La mémoire suspendue
de Louise Plante

critiqué par Libris québécis, le 22 janvier 2005
(Montréal - 82 ans)


La note:  étoiles
La Maladie mentale chez les femmes
Dans ce magnifique roman, Louise Plante aborde les conditions féminines des années 1940 à travers l'histoire d'une famille ouvrière de Montréal. Le projecteur est dirigé vers l'une des filles qui marie, pour sa perte, un joueur compulsif. La jeune femme doit rapidement être internée et ne recouvre jamais la santé. À sa mort, on confie à un neveu le journal qu'elle a laissé à sa soeur. Il est bouleversé par ce qu'il apprend.

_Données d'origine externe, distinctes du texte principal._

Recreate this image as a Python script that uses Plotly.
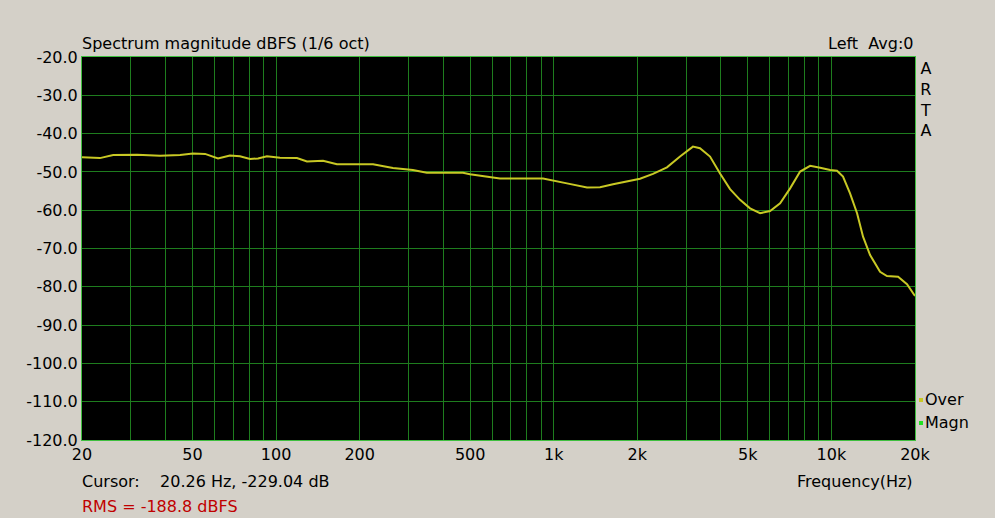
import plotly.graph_objects as go

# Frequency response (Hz) and magnitude (dBFS)
freq = [20, 23.2, 25.9, 31.6, 38.2, 45.1, 50.2, 55.5, 61.8, 68.2, 74.1, 80.6, 86.1, 92.7,
        103.3, 118.9, 129.2, 147.6, 165.7, 195.6, 205.6, 223.4, 263.6, 311, 349, 471, 499,
        625, 640, 915, 993, 1116, 1318, 1468, 1635, 1836, 2045, 2277, 2557, 2850, 3172,
        3362, 3655, 3971, 4315, 4688, 5094, 5535, 6014, 6535, 7100, 7715, 8383, 9108,
        9896, 10475, 11010, 11670, 12370, 13000, 13780, 14970, 15850, 17380, 18720, 20000]
mag = [-46.2, -46.4, -45.6, -45.5, -45.8, -45.6, -45.2, -45.3, -46.5, -45.7, -45.9, -46.6,
       -46.5, -45.9, -46.3, -46.4, -47.3, -47.1, -48.0, -48.0, -47.9, -48.0, -49.0, -49.5,
       -50.2, -50.2, -50.6, -51.5, -51.7, -51.7, -52.3, -53.0, -54.1, -54.0, -53.2, -52.4,
       -51.8, -50.5, -48.8, -46.0, -43.4, -43.8, -46.0, -50.4, -54.5, -57.3, -59.5, -60.8,
       -60.2, -58.2, -54.3, -49.9, -48.4, -48.9, -49.5, -49.7, -51.2, -55.6, -60.8, -66.9,
       -71.7, -76.1, -77.2, -77.4, -79.3, -82.4]

# grid positions (every 1-9 step per decade) and their labels
x_tickvals = [20, 30, 40, 50, 60, 70, 80, 90, 100, 200, 300, 400, 500, 600, 700, 800, 900,
              1000, 2000, 3000, 4000, 5000, 6000, 7000, 8000, 9000, 10000, 20000]
x_ticktext = ["20", "", "", "50", "", "", "", "", "100", "200", "", "", "500", "", "", "", "",
              "1k", "2k", "", "", "5k", "", "", "", "", "10k", "20k"]
y_tickvals = [-20, -30, -40, -50, -60, -70, -80, -90, -100, -110, -120]
y_ticktext = ["-20.0", "-30.0", "-40.0", "-50.0", "-60.0", "-70.0", "-80.0", "-90.0",
              "-100.0", "-110.0", "-120.0"]

BG = "#d4d0c8"
GRID = "#1e7d1e"
FONT = "DejaVu Sans, Arial, sans-serif"
FS = 16

fig = go.Figure()
fig.add_trace(go.Scatter(x=freq, y=mag, mode="lines", name="Over",
                         line=dict(color="#c8c824", width=2), hoverinfo="x+y"))

fig.update_layout(
    width=995, height=518,
    margin=dict(l=82, r=80, t=57, b=78),
    paper_bgcolor=BG, plot_bgcolor="black",
    showlegend=False,
    font=dict(family=FONT, size=FS, color="black"),
)
fig.update_xaxes(
    type="log", range=[1.30103, 4.30103],
    tickvals=x_tickvals, ticktext=x_ticktext, ticks="",
    showgrid=True, gridcolor=GRID, gridwidth=1,
    showline=True, linecolor="#3fbf3f", linewidth=1, mirror=True,
    zeroline=False, tickfont=dict(size=FS, family=FONT),
)
fig.update_yaxes(
    range=[-120, -20], tickvals=y_tickvals, ticktext=y_ticktext, ticks="",
    showgrid=True, gridcolor=GRID, gridwidth=1,
    showline=True, linecolor="#3fbf3f", linewidth=1, mirror=True,
    zeroline=False, tickfont=dict(size=FS, family=FONT),
)

def ann(text, x, y, xanchor="left", color="black", size=FS, align="left"):
    fig.add_annotation(text=text, x=x, y=y, xref="paper", yref="paper",
                       xanchor=xanchor, yanchor="middle", showarrow=False,
                       font=dict(family=FONT, size=size, color=color), align=align)

ph = 383.0
def py(ypix):
    return (440 - ypix) / ph

ann("Spectrum magnitude dBFS (1/6 oct)", -0.002, py(43))
ann("Left  Avg:0", 1.0, py(43), xanchor="right")
ann("A<br>R<br>T<br>A", 1.004, py(99), align="center")
ann("Over", 1.0095, py(399))
ann("Magn", 1.0095, py(422))
ann("Cursor:    20.26 Hz, -229.04 dB", -0.002, py(481))
ann("Frequency(Hz)", 1.0, py(481), xanchor="right")
ann("RMS = -188.8 dBFS", -0.003, py(506), color="#c00000")

# small legend swatches
for ypix, col in [(400, "#c8c824"), (423, "#22e022")]:
    fig.add_shape(type="rect", xref="paper", yref="paper",
                  x0=(919 - 82) / 833.0, x1=(923 - 82) / 833.0,
                  y0=py(ypix + 2), y1=py(ypix - 2),
                  fillcolor=col, line=dict(width=0))

fig.write_html("out.html", config={"displayModeBar": False},
               post_script="document.body.style.margin='0px';")
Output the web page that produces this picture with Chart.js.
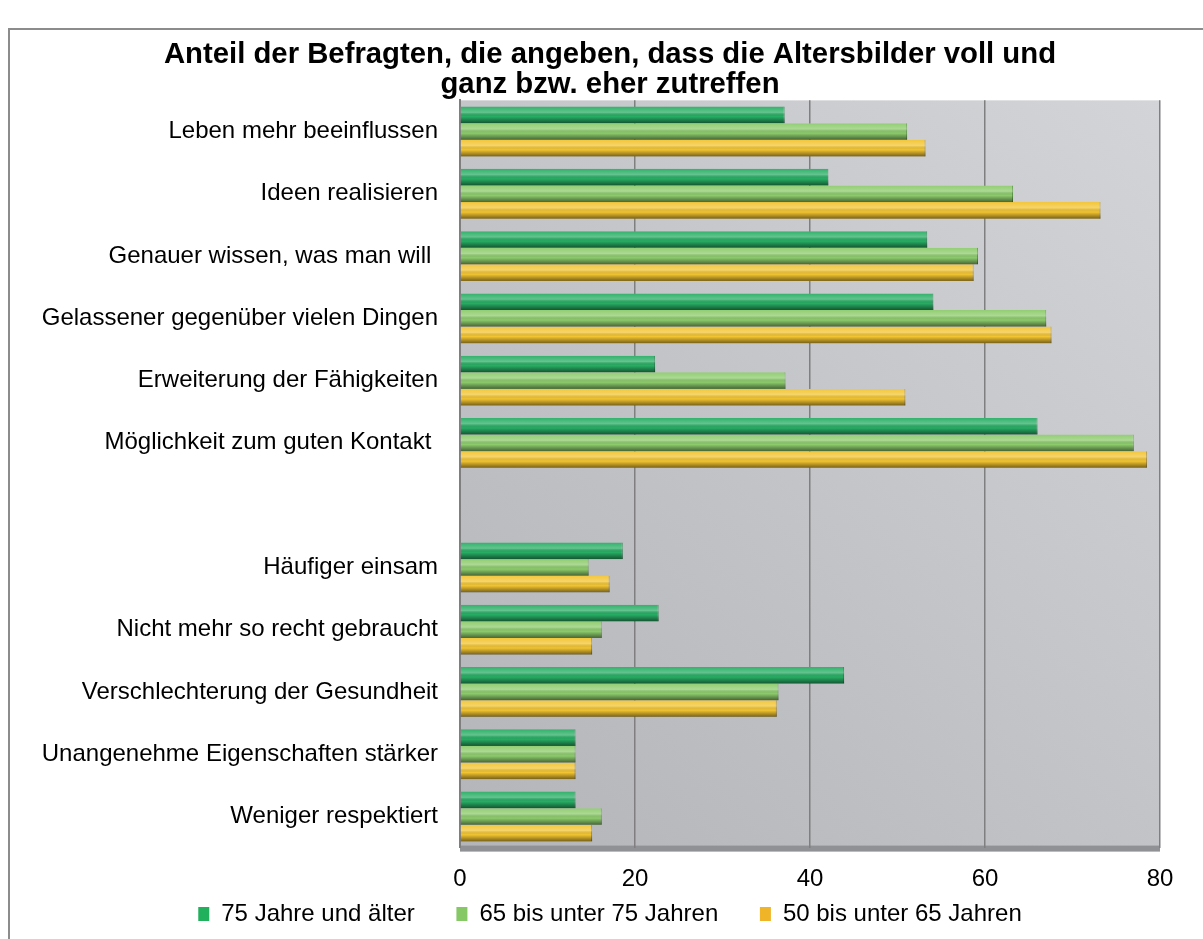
<!DOCTYPE html>
<html>
<head>
<meta charset="utf-8">
<script src="https://cdn.jsdelivr.net/npm/chart.js@4"></script>
<style>
  body { margin: 0; background: #fff; overflow: hidden; }
  #wrap { position: relative; width: 1203px; height: 939px; overflow: hidden; }
  #frame { position: absolute; left: 8px; top: 28px; width: 1300px; height: 1000px; border: 2px solid #8c8c8c; pointer-events: none; }
  canvas { position: absolute; left: 0; top: 0; }
</style>
</head>
<body>
<div id="wrap">
  <div id="frame"></div>
  <canvas id="myChart" width="1215" height="939"></canvas>
</div>
<script>
// ALTERSBILDER - horizontales Balkendiagramm

const labels = [
    'Leben mehr beeinflussen',
    'Ideen realisieren',
    'Genauer wissen, was man will ',
    'Gelassener gegenüber vielen Dingen',
    'Erweiterung der Fähigkeiten',
    'Möglichkeit zum guten Kontakt ',
    '',
    'Häufiger einsam',
    'Nicht mehr so recht gebraucht',
    'Verschlechterung der Gesundheit',
    'Unangenehme Eigenschaften stärker',
    'Weniger respektiert'
];

const werte75 = [37.1, 42.1, 53.4, 54.1, 22.3, 66.0, null, 18.6, 22.7, 43.9, 13.2, 13.2];
const werte65 = [51.1, 63.2, 59.2, 67.0, 37.2, 77.0, null, 14.7, 16.2, 36.4, 13.2, 16.2];
const werte50 = [53.2, 73.2, 58.7, 67.6, 50.9, 78.5, null, 17.1, 15.1, 36.2, 13.2, 15.1];

const xTicks = [0, 20, 40, 60, 80];

const font = "'Liberation Sans', Arial, sans-serif";

// grauer Hintergrund der Zeichenfläche + Boden
const plotBackground = {
    id: 'plotBackground',
    beforeDraw(chart) {
        const { ctx, chartArea: a } = chart;
        ctx.save();
        const g = ctx.createLinearGradient(a.left, a.bottom, a.right, a.top);
        g.addColorStop(0, '#b3b5b8');
        g.addColorStop(1, '#d3d4d7');
        ctx.fillStyle = g;
        ctx.fillRect(a.left, a.top, a.right - a.left, a.bottom - a.top);
        ctx.fillStyle = '#8f9194';
        ctx.fillRect(a.left, a.bottom - 2, a.right - a.left, 6);
        ctx.restore();
    }
};

// Zylinder-Effekt auf den Balken
const barGloss = {
    id: 'barGloss',
    afterDatasetsDraw(chart) {
        const ctx = chart.ctx;
        ctx.save();
        chart.data.datasets.forEach((ds, i) => {
            chart.getDatasetMeta(i).data.forEach(bar => {
                const p = bar.getProps(['x', 'y', 'base', 'height'], true);
                if (!p.height || isNaN(p.x) || p.x === p.base) return;
                const top = p.y - p.height / 2;
                const g = ctx.createLinearGradient(0, top, 0, top + p.height);
                g.addColorStop(0, 'rgba(255,255,255,0.05)');
                g.addColorStop(0.35, 'rgba(255,255,255,0.28)');
                g.addColorStop(0.6, 'rgba(0,0,0,0)');
                g.addColorStop(1, 'rgba(0,0,0,0.5)');
                ctx.fillStyle = g;
                ctx.fillRect(p.base, top, p.x - p.base, p.height);
            });
        });
        ctx.restore();
    }
};

const data = {
    labels: labels,
    datasets: [{
        label: '75 Jahre und älter    ',
        data: werte75,
        backgroundColor: '#27ad63',
        borderColor: '#1a7a45'
    }, {
        label: '65 bis unter 75 Jahren    ',
        data: werte65,
        backgroundColor: '#8ccb6b',
        borderColor: '#5e9a47'
    }, {
        label: '50 bis unter 65 Jahren',
        data: werte50,
        backgroundColor: '#f2c431',
        borderColor: '#a8861c'
    }]
};

const config = {
    type: 'bar',
    data: data,
    options: {
        indexAxis: 'y',
        responsive: false,
        animation: false,
        datasets: {
            bar: {
                categoryPercentage: 0.8,
                barPercentage: 1.0,
                borderWidth: { right: 1 },
                borderSkipped: 'start'
            }
        },
        layout: {
            padding: { left: 8, right: 3, top: 0, bottom: 3 }
        },
        scales: {
            x: {
                min: 0,
                max: 80,
                afterBuildTicks: (scale) => {
                    scale.ticks = xTicks.map(v => ({ value: v }));
                },
                grid: {
                    color: '#7f7f7f',
                    lineWidth: 1.5,
                    drawTicks: true,
                    tickLength: 25,
                    tickColor: 'rgba(0,0,0,0)'
                },
                border: { display: false },
                ticks: {
                    color: '#000',
                    font: { family: font, size: 24, lineHeight: 0.6 },
                    padding: 0
                }
            },
            y: {
                afterFit: (scale) => { scale.width = 452; },
                grid: { display: false },
                border: { display: true, color: '#7f7f7f', width: 2 },
                ticks: {
                    color: '#000',
                    font: { family: font, size: 24 },
                    padding: 14
                }
            },
            // leere Achse rechts, damit Titel und Legende wie im Original zentriert sind
            rechts: {
                type: 'category',
                position: 'right',
                afterFit: (scale) => { scale.width = 52; },
                grid: { display: false },
                border: { display: false },
                ticks: { display: false }
            }
        },
        plugins: {
            title: {
                display: true,
                text: ['Anteil der Befragten, die angeben, dass die Altersbilder voll und', 'ganz bzw. eher zutreffen'],
                color: '#000',
                font: { family: font, size: 29.3, weight: 'bold', lineHeight: 1.03 },
                padding: { top: 40, bottom: 0 }
            },
            legend: {
                position: 'bottom',
                labels: {
                    color: '#000',
                    font: { family: font, size: 24, lineHeight: 1.0 },
                    boxWidth: 11,
                    boxHeight: 14,
                    padding: 15,
                    generateLabels: (chart) => chart.data.datasets.map((ds, i) => ({
                        text: ds.label,
                        fillStyle: ['#21b05c', '#86c866', '#f0b429'][i],
                        strokeStyle: 'transparent',
                        lineWidth: 0,
                        datasetIndex: i
                    }))
                }
            },
            tooltip: { enabled: false }
        }
    },
    plugins: [plotBackground, barGloss]
};

const myChart = new Chart(
    document.getElementById('myChart'),
    config
);
</script>
</body>
</html>
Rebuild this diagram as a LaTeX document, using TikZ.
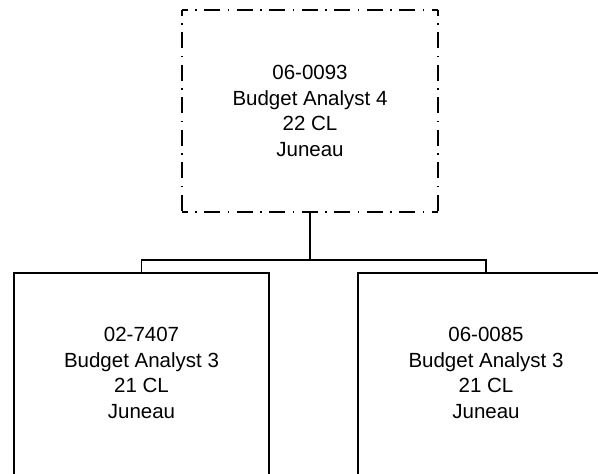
\documentclass[tikz,border=0pt]{standalone}
\usepackage{fontspec}
\setmainfont{Liberation Sans}
\begin{document}
\begin{tikzpicture}[x=1pt,y=1pt,
  posbox/.style={draw=black, line width=1.5pt, minimum width=255pt, minimum height=230pt, inner sep=0pt},
  vacbox/.style={draw=none, minimum width=256pt, minimum height=202pt, inner sep=0pt},
  postext/.style={align=center, font=\fontsize{20.5}{25.7}\selectfont, inner sep=0pt},
  vacline/.style={line width=1.5pt, dash pattern=on 16pt off 7.5pt on 1.5pt off 7.5pt, dash phase=10pt},
  conn/.style={line width=1.5pt}]
\useasboundingbox (0,0) rectangle (598,-474);
\node[vacbox] (top) at (310,-111) {};
\node[postext] (toptext) at (top.center) {06-0093\\Budget Analyst 4\\22 CL\\Juneau};
\draw[vacline] (top.north west) -- (top.north east);
\draw[vacline] (top.north east) -- (top.south east);
\draw[vacline] (top.north west) -- (top.south west);
\draw[vacline] (top.south west) -- (top.south east);
\node[posbox, anchor=north] (left) at (141.5,-272) {};
\node[postext] (lefttext) at (141.5,-373) {02-7407\\Budget Analyst 3\\21 CL\\Juneau};
\node[posbox, minimum width=256pt, anchor=north] (right) at (486,-272) {};
\node[postext] (righttext) at (486,-373) {06-0085\\Budget Analyst 3\\21 CL\\Juneau};
\coordinate (j) at (310,-260);
\draw[conn] (top.south) -- (j);
\draw[conn] (left.north) |- (j) -| (right.north);
\end{tikzpicture}
\end{document}
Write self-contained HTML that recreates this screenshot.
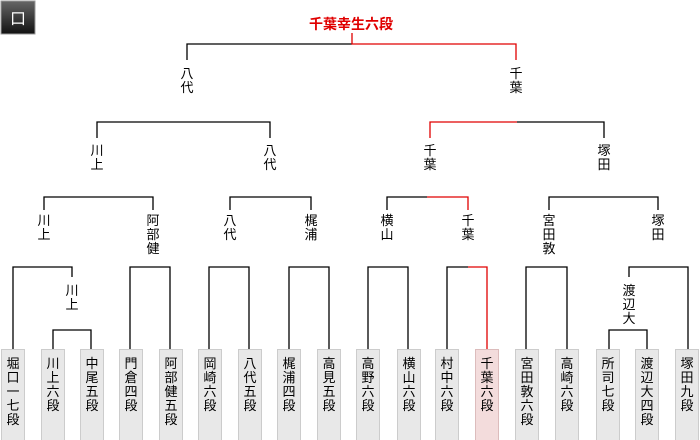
<!DOCTYPE html>
<html><head><meta charset="utf-8"><style>
html,body{margin:0;padding:0;background:#fff;width:700px;height:440px;overflow:hidden}
text{font-family:"Liberation Sans","Noto Sans CJK JP",sans-serif;font-size:13px}
</style></head><body>
<svg width="700" height="440" xmlns="http://www.w3.org/2000/svg">
<defs><linearGradient id="g" x1="0" y1="0" x2="0" y2="1"><stop offset="0" stop-color="#666"/><stop offset="1" stop-color="#111"/></linearGradient></defs>
<rect x="1" y="1" width="34" height="33" fill="url(#g)" stroke="#999"/>
<text x="18" y="24" fill="#fff" text-anchor="middle" style="font-size:16px">口</text>
<text x="351" y="29" fill="#e00000" text-anchor="middle" font-weight="bold" style="font-size:14px">千葉幸生六段</text>
<g fill="none" stroke="#000" stroke-width="1.3">
<!-- level3 -->
<path d="M187 60V44H352"/>
<!-- level2 -->
<path d="M97 138V122H270V138"/>
<path d="M517 122H604V138"/>
<!-- level1 -->
<path d="M44 210V197H153V210"/>
<path d="M230 210V197H311V210"/>
<path d="M387 210V197H427"/>
<path d="M549 210V197H658V210"/>
<!-- level0 -->
<path d="M13 349V267H72V277"/>
<path d="M53 349V330H91V349"/>
<path d="M130 349V267H170V349"/>
<path d="M209 349V267H249V349"/>
<path d="M289 349V267H329V349"/>
<path d="M368 349V267H408V349"/>
<path d="M447 349V267H468"/>
<path d="M526 349V267H567V349"/>
<path d="M629 277V267H688V349"/>
<path d="M609 349V330H647V349"/>
</g>
<g fill="none" stroke="#e00000" stroke-width="1.3">
<path d="M352 33V44H516V60"/>
<path d="M430 138V122H517"/>
<path d="M427 197H468V210"/>
<path d="M468 267H487V349"/>
</g>
<g fill="#000" text-anchor="middle">
<text x="187" y="78">八<tspan x="187" dy="14">代</tspan></text>
<text x="516" y="78">千<tspan x="516" dy="14">葉</tspan></text>
<text x="97" y="155">川<tspan x="97" dy="14">上</tspan></text>
<text x="270" y="155">八<tspan x="270" dy="14">代</tspan></text>
<text x="430" y="155">千<tspan x="430" dy="14">葉</tspan></text>
<text x="604" y="155">塚<tspan x="604" dy="14">田</tspan></text>
<text x="44" y="225">川<tspan x="44" dy="14">上</tspan></text>
<text x="153" y="225">阿<tspan x="153" dy="14">部</tspan><tspan x="153" dy="14">健</tspan></text>
<text x="230" y="225">八<tspan x="230" dy="14">代</tspan></text>
<text x="311" y="225">梶<tspan x="311" dy="14">浦</tspan></text>
<text x="387" y="225">横<tspan x="387" dy="14">山</tspan></text>
<text x="468" y="225">千<tspan x="468" dy="14">葉</tspan></text>
<text x="549" y="225">宮<tspan x="549" dy="14">田</tspan><tspan x="549" dy="14">敦</tspan></text>
<text x="658" y="225">塚<tspan x="658" dy="14">田</tspan></text>
<text x="72" y="295">川<tspan x="72" dy="14">上</tspan></text>
<text x="629" y="295">渡<tspan x="629" dy="14">辺</tspan><tspan x="629" dy="14">大</tspan></text>
</g>
<g stroke="#ccc" fill="#e8e8e8">
<rect x="1.5" y="349.5" width="23" height="92"/>
<rect x="41.5" y="349.5" width="23" height="92"/>
<rect x="80.5" y="349.5" width="23" height="92"/>
<rect x="119.5" y="349.5" width="23" height="92"/>
<rect x="159.5" y="349.5" width="23" height="92"/>
<rect x="198.5" y="349.5" width="23" height="92"/>
<rect x="238.5" y="349.5" width="23" height="92"/>
<rect x="277.5" y="349.5" width="23" height="92"/>
<rect x="317.5" y="349.5" width="23" height="92"/>
<rect x="356.5" y="349.5" width="23" height="92"/>
<rect x="397.5" y="349.5" width="23" height="92"/>
<rect x="435.5" y="349.5" width="23" height="92"/>
<rect x="475.5" y="349.5" width="23" height="92" fill="#f3dcdc" stroke="#dcbcbc"/>
<rect x="515.5" y="349.5" width="23" height="92"/>
<rect x="555.5" y="349.5" width="23" height="92"/>
<rect x="596.5" y="349.5" width="23" height="92"/>
<rect x="635.5" y="349.5" width="23" height="92"/>
<rect x="675.5" y="349.5" width="23" height="92"/>
</g>
<g fill="#000" text-anchor="middle">
<text x="13" y="368">堀<tspan x="13" dy="14">口</tspan><tspan x="13" dy="14">一</tspan><tspan x="13" dy="14">七</tspan><tspan x="13" dy="14">段</tspan></text>
<text x="53" y="368">川<tspan x="53" dy="14">上</tspan><tspan x="53" dy="14">六</tspan><tspan x="53" dy="14">段</tspan></text>
<text x="92" y="368">中<tspan x="92" dy="14">尾</tspan><tspan x="92" dy="14">五</tspan><tspan x="92" dy="14">段</tspan></text>
<text x="131" y="368">門<tspan x="131" dy="14">倉</tspan><tspan x="131" dy="14">四</tspan><tspan x="131" dy="14">段</tspan></text>
<text x="171" y="368">阿<tspan x="171" dy="14">部</tspan><tspan x="171" dy="14">健</tspan><tspan x="171" dy="14">五</tspan><tspan x="171" dy="14">段</tspan></text>
<text x="210" y="368">岡<tspan x="210" dy="14">崎</tspan><tspan x="210" dy="14">六</tspan><tspan x="210" dy="14">段</tspan></text>
<text x="250" y="368">八<tspan x="250" dy="14">代</tspan><tspan x="250" dy="14">五</tspan><tspan x="250" dy="14">段</tspan></text>
<text x="289" y="368">梶<tspan x="289" dy="14">浦</tspan><tspan x="289" dy="14">四</tspan><tspan x="289" dy="14">段</tspan></text>
<text x="329" y="368">高<tspan x="329" dy="14">見</tspan><tspan x="329" dy="14">五</tspan><tspan x="329" dy="14">段</tspan></text>
<text x="368" y="368">高<tspan x="368" dy="14">野</tspan><tspan x="368" dy="14">六</tspan><tspan x="368" dy="14">段</tspan></text>
<text x="409" y="368">横<tspan x="409" dy="14">山</tspan><tspan x="409" dy="14">六</tspan><tspan x="409" dy="14">段</tspan></text>
<text x="447" y="368">村<tspan x="447" dy="14">中</tspan><tspan x="447" dy="14">六</tspan><tspan x="447" dy="14">段</tspan></text>
<text x="487" y="368">千<tspan x="487" dy="14">葉</tspan><tspan x="487" dy="14">六</tspan><tspan x="487" dy="14">段</tspan></text>
<text x="527" y="368">宮<tspan x="527" dy="14">田</tspan><tspan x="527" dy="14">敦</tspan><tspan x="527" dy="14">六</tspan><tspan x="527" dy="14">段</tspan></text>
<text x="567" y="368">高<tspan x="567" dy="14">崎</tspan><tspan x="567" dy="14">六</tspan><tspan x="567" dy="14">段</tspan></text>
<text x="608" y="368">所<tspan x="608" dy="14">司</tspan><tspan x="608" dy="14">七</tspan><tspan x="608" dy="14">段</tspan></text>
<text x="647" y="368">渡<tspan x="647" dy="14">辺</tspan><tspan x="647" dy="14">大</tspan><tspan x="647" dy="14">四</tspan><tspan x="647" dy="14">段</tspan></text>
<text x="687" y="368">塚<tspan x="687" dy="14">田</tspan><tspan x="687" dy="14">九</tspan><tspan x="687" dy="14">段</tspan></text>
</g>
</svg>
</body></html>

L'auteur trace le portrait des femmes de l'époque. Si elles réussissent à atteindre le marché du travail, elles sont confinées aux travaux les plus humbles et les plus mal rémunérés. En fait, seules les "manufactures" les accueillent au sein de leur personnel. Il s'agit d'entreprises de confection de vêtements, aujourd'hui presque disparues à cause de l'importation. Ne jouissant d'aucune considération au niveau du monde du travail, elles n'en ont pas beaucoup plus aux yeux de leur mari. Ces conditions rendent l'héroïne neurasthénique et finalement névrotique. Les asiles, comme on les appelle à l'époque, débordent de ces femmes perturbées par leur situation d'infériorité. Quand la maladie mentale les frappe, c'est la honte de la famille. Il faut cacher la vérité. Au mieux, on parle d'un mal imaginaire. Mais la plupart du temps, on oublie l'existence de ces femmes confiées à des hôpitaux, tous dirigés par des religieuses peu enclines à la pratique de la charité chrétienne. On en a une illustration dans le dernier film de Denise Filiatreault, qui a porté à l'écran la vie d'Alys Roby, une femme de l'époque.

Ce roman magnifiquement charpenté et écrit éclaire une décennie dont certains sont nostalgiques. Or, la vie n'était pas à la réjouissance même si la Deuxième Guerre mondiale a représenté des années fastes pour l'économie du Canada.